Dr. Robert Gifford is a pioneer in environmental psychology, the interaction between people and their physical environment. –Hugo Wong (photo)

The world is facing a major ecological crisis in climate change, yet very few seem fazed by it. Dr. Robert Gifford, a professor of psychology and environmental studies at the University of Victoria, wants to know why.

With a grant from the Social Sciences and Humanities Research Council (SSHRC), he is continuing his research into the psychological issues that influence apathy on climate change, and what might make the public take notice.

While the theory of anthropogenic, or man-made, global warming (AGW) is well supported by scientists, there is no shortage of doubters, particularly in the United States.

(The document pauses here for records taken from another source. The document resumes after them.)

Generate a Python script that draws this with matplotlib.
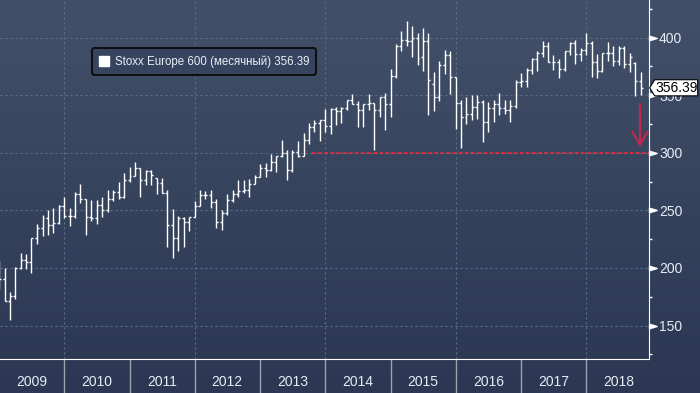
import numpy as np
import pandas as pd
import matplotlib
matplotlib.use('Agg')
import matplotlib.pyplot as plt
import matplotlib.dates as mdates
import matplotlib.patches as patches
from matplotlib.lines import Line2D
from matplotlib.path import Path
from matplotlib.ticker import MultipleLocator, NullFormatter
from matplotlib.colors import LinearSegmentedColormap
from matplotlib.transforms import blended_transform_factory

plt.rcParams['font.family'] = ['Liberation Sans', 'DejaVu Sans']

# monthly OHLC, Stoxx Europe 600, Jan 2009 - Nov 2018
opens = [196, 190, 171, 176, 200, 207, 205, 226, 235, 243, 237, 239,
         254, 245, 245, 264, 260, 244, 243, 255, 250, 260, 266, 262,
         276, 280, 287, 276, 284, 278, 274, 265, 237, 226, 243, 240,
         244, 254, 263, 263, 257, 240, 248, 259, 264, 267, 268, 273,
         279, 287, 285, 292, 297, 300, 285, 301, 297, 311, 322, 326,
         328, 323, 338, 336, 339, 346, 342, 337, 342, 343, 337, 348,
         342, 367, 393, 398, 397, 400, 383, 397, 360, 348, 376, 385,
         366, 343, 331, 334, 340, 344, 327, 339, 342, 339, 337, 341,
         361, 362, 372, 381, 387, 393, 379, 379, 373, 388, 395, 386,
         389, 395, 379, 371, 387, 387, 380, 391, 377, 378, 362]
highs = [206, 200, 179, 201, 213, 212, 226, 238, 246, 250, 252, 255,
         262, 252, 266, 273, 260, 259, 259, 262, 268, 268, 275, 282,
         288, 292, 287, 285, 285, 278, 278, 268, 251, 245, 244, 244,
         258, 268, 267, 268, 260, 250, 264, 268, 276, 276, 277, 281,
         290, 291, 299, 297, 311, 302, 302, 310, 317, 326, 328, 328,
         338, 339, 340, 340, 346, 351, 345, 342, 351, 343, 348, 352,
         373, 394, 406, 414, 410, 404, 408, 404, 370, 380, 389, 388,
         366, 346, 348, 350, 350, 346, 344, 346, 352, 346, 346, 363,
         369, 374, 382, 388, 397, 396, 385, 381, 388, 396, 398, 391,
         404, 397, 386, 387, 396, 393, 393, 393, 387, 379, 370]
lows = [182, 171, 155, 173, 199, 199, 196, 221, 228, 229, 230, 238,
        243, 236, 243, 256, 229, 241, 238, 244, 249, 258, 260, 261,
        275, 280, 262, 272, 272, 264, 265, 218, 209, 215, 218, 232,
        244, 254, 260, 252, 235, 233, 246, 257, 262, 265, 262, 273,
        279, 279, 284, 283, 296, 276, 283, 296, 297, 308, 318, 310,
        318, 316, 324, 326, 337, 342, 322, 322, 337, 302, 331, 320,
        331, 365, 388, 393, 383, 376, 371, 333, 336, 345, 368, 351,
        321, 304, 325, 328, 329, 309, 318, 327, 333, 334, 327, 339,
        357, 357, 368, 371, 383, 379, 372, 365, 371, 385, 377, 380,
        385, 366, 365, 370, 380, 375, 376, 374, 370, 349, 350]
closes = [190, 171, 176, 200, 207, 205, 226, 235, 243, 237, 239, 254,
          245, 245, 264, 260, 244, 243, 255, 250, 260, 266, 262, 276,
          280, 287, 276, 284, 281, 274, 265, 237, 226, 243, 240, 244,
          254, 263, 263, 257, 240, 248, 259, 264, 267, 268, 273, 279,
          287, 285, 292, 297, 300, 285, 301, 297, 311, 322, 326, 328,
          323, 338, 336, 339, 346, 342, 337, 342, 343, 337, 348, 342,
          367, 393, 398, 397, 400, 382, 397, 363, 348, 376, 385, 366,
          343, 331, 334, 340, 344, 327, 339, 342, 339, 337, 341, 361,
          362, 372, 381, 387, 393, 379, 379, 373, 388, 395, 386, 389,
          395, 379, 371, 387, 387, 380, 391, 377, 383, 362, 356.39]

yticks = [150, 200, 250, 300, 350, 400]
support_level = 300
support_start = '2013-10-20'
series_name = 'Stoxx Europe 600 (месячный)'

dates = pd.date_range('2009-01-01', periods=len(closes), freq='MS')
x = mdates.date2num(dates)
tick = 11  # days

fig = plt.figure(figsize=(7, 3.93), dpi=100)

# background gradient
bg = fig.add_axes([0, 0, 1, 1], zorder=-5)
grad = np.linspace(0, 1, 256).reshape(-1, 1)
cmap = LinearSegmentedColormap.from_list('bg', ['#425169', '#36435d', '#2b3753'])
bg.imshow(grad, aspect='auto', cmap=cmap, extent=[0, 1, 0, 1])
bg.axis('off')

ax = fig.add_axes([0, 33.7/393, 648.7/700, 1 - 33.7/393])
ax.set_facecolor('none')

x0 = mdates.date2num(pd.Timestamp('2009-01-06'))
x1 = mdates.date2num(pd.Timestamp('2018-12-16'))
ax.set_xlim(x0, x1)
ax.set_ylim(120.7, 432.6)

gridcol = '#55708a'
ax.grid(axis='y', color=gridcol, linestyle=(0, (2, 2.5)), linewidth=0.8)
for yr in [2010, 2012, 2014, 2016, 2018]:
    ax.axvline(mdates.date2num(pd.Timestamp(f'{yr}-01-01')), color=gridcol,
               linestyle=(0, (2, 2.5)), linewidth=0.8, zorder=0.5)

# bars
ax.vlines(x, lows, highs, colors='white', linewidth=1.0, zorder=3)
ax.hlines(opens, x - tick, x, colors='white', linewidth=1.0, zorder=3)
ax.hlines(closes, x, x + tick, colors='white', linewidth=1.0, zorder=3)

# support line + arrow
ax.hlines(support_level, mdates.date2num(pd.Timestamp(support_start)), x1,
          colors='#ff2438', linestyles=(0, (2.5, 1.5)), linewidth=1.1, zorder=2)
arr_x = mdates.date2num(pd.Timestamp('2018-10-28'))
ax.annotate('', xy=(arr_x, 305), xytext=(arr_x, 342.5),
            arrowprops=dict(arrowstyle='->,head_length=0.95,head_width=0.55',
                            color='#c0284a', lw=1.6, shrinkA=0, shrinkB=0,
                            mutation_scale=10), zorder=4)

# spines
for s in ['top', 'left']:
    ax.spines[s].set_visible(False)
ax.spines['bottom'].set_color('white')
ax.spines['right'].set_color('white')

# x axis: year separators + labels
ax.xaxis.set_major_locator(mdates.YearLocator())
ax.xaxis.set_major_formatter(NullFormatter())
ax.xaxis.set_minor_locator(mdates.MonthLocator(bymonth=7))
ax.xaxis.set_minor_formatter(mdates.DateFormatter('%Y'))
ax.tick_params(axis='x', which='major', direction='out', length=25, width=1, color='#9aa3ad')
ax.tick_params(axis='x', which='minor', length=0, pad=11, labelsize=10, labelcolor='#e6edf5')

# y axis on the right
ax.yaxis.tick_right()
ax.set_yticks(yticks)
ax.yaxis.set_minor_locator(MultipleLocator(25))
ax.tick_params(axis='y', which='major', length=0, pad=7.5, labelsize=10, labelcolor='#e6edf5')
ax.tick_params(axis='y', which='minor', direction='out', length=2.5, width=1, color='white')

tri = Path([(0, -0.3), (1, 0), (0, 0.3), (0, -0.3)],
           [Path.MOVETO, Path.LINETO, Path.LINETO, Path.CLOSEPOLY])
tr = blended_transform_factory(ax.transAxes, ax.transData)
ax.plot([1.0]*len(yticks), yticks, ls='none', marker=tri,
        markersize=11, color='white', transform=tr, clip_on=False, zorder=5)

# last price tag
last = closes[-1]
bl = 1.0 + 6/648.7
br = 1.0 + 49/648.7
hh = 7.0
tag = patches.Polygon([(1.0015, last), (bl, last + hh), (br, last + hh), (br, last - hh), (bl, last - hh)],
                      closed=True, facecolor='white', edgecolor='black', lw=0.8,
                      transform=tr, clip_on=False, zorder=6)
ax.add_patch(tag)
ax.text((bl + br)/2 + 0.001, last, f'{last:.2f}', transform=tr, ha='center', va='center',
        color='black', fontsize=10, zorder=7, clip_on=False)

# legend
h = Line2D([0], [0], marker='s', ls='none', color='white', markersize=7)
leg = ax.legend(handles=[h], labels=[f'{series_name} {last:.2f}'], loc='upper left',
                bbox_to_anchor=(92/648.7, 1 - 48.3/359.3), bbox_transform=ax.transAxes,
                fontsize=8.3, frameon=True, fancybox=True, facecolor='#36445f',
                edgecolor='#0a0a0a', framealpha=1, handlelength=0.8, handletextpad=0.6,
                borderpad=0.6, borderaxespad=0, labelcolor='#e8eef5')
leg.get_frame().set_linewidth(1.3)

fig.savefig('out.png', dpi=100)
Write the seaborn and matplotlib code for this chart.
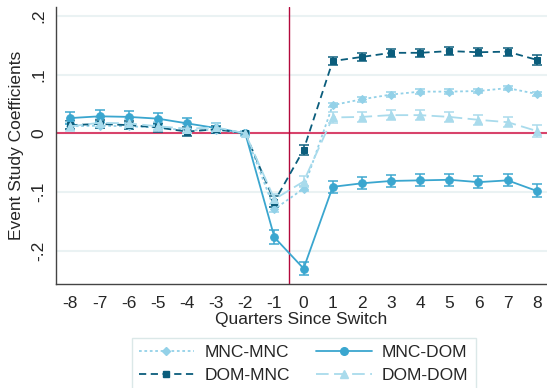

Despite one study showing 97.2 per cent of articles and authors endorsing the position of anthropogenic global warming and another literature review showing that only 26 of 25 182 scientific papers explicitly denounced the idea of AGW as of 2014, polls from both Yale and Gallup show that only a third of Americans are concerned, and that it ranks the lowest on a list of environmental priorities.

Gifford thinks that people “generally accept the reality of climate change, but still can’t turn their intentions or their beliefs into actual action.”

According to Gifford, there are many cognitive biases that inhibit people’s action on climate change, which include superficial thinking, unwarranted optimism (the assumption that future technology will solve climate change in the nick of time), and peer influence, biases that he calls “dragons of inaction”. When asked to clarify the term by email, Gifford said it was a play on words; deniers being a “drag on” pro-environmental action.

“We are all influenced by the people around us, and if we happen to be surrounded by people who have apathetic or antithetic views about climate change, they’re going to tend to influence us.”

One “dragon” is uncertainty. In an experiment, Gifford presented a simulated ocean habitat to subjects, and told them that he was uncertain if there were 10 or 15 tons of fish left in a hypothetical ocean. When asked to guess, participants were more inclined to believe the higher number.

“So how this translates to climate change is that if not every scientist is convinced…well then ‘I’ll wait until it’s 100 per cent before I do anything because I want things to be sure before I invest some effort,’” said Gifford.

As for practical solutions, researchers look for what motivates people. For example, one of Gifford’s colleagues, Lorraine Whitmarsh, surveyed English cyclists passing through central London’s toll booths on bikes instead of cars. While she expected the cyclists to say they were doing it for the environment, practically all of those surveyed said they were cycling for their health, or to save money on tolls and parking their cars in central London.

Just as peer pressure works can induce environmental apathy, peer groups can affect pro-environmental change as well. For instance, a study found that residents in a cul-de-sac were more likely to install solar panels in response to their neighbours than residents on a long open-ended street, just because those in a cul-de-sac had a better view of their neighbours.

For Gifford, increasing public awareness means discovering what speaks to different individuals or groups.

“You want to segment the population based on their values and beliefs . . . the principle is ‘What’s important to this person?’ Talk to that.”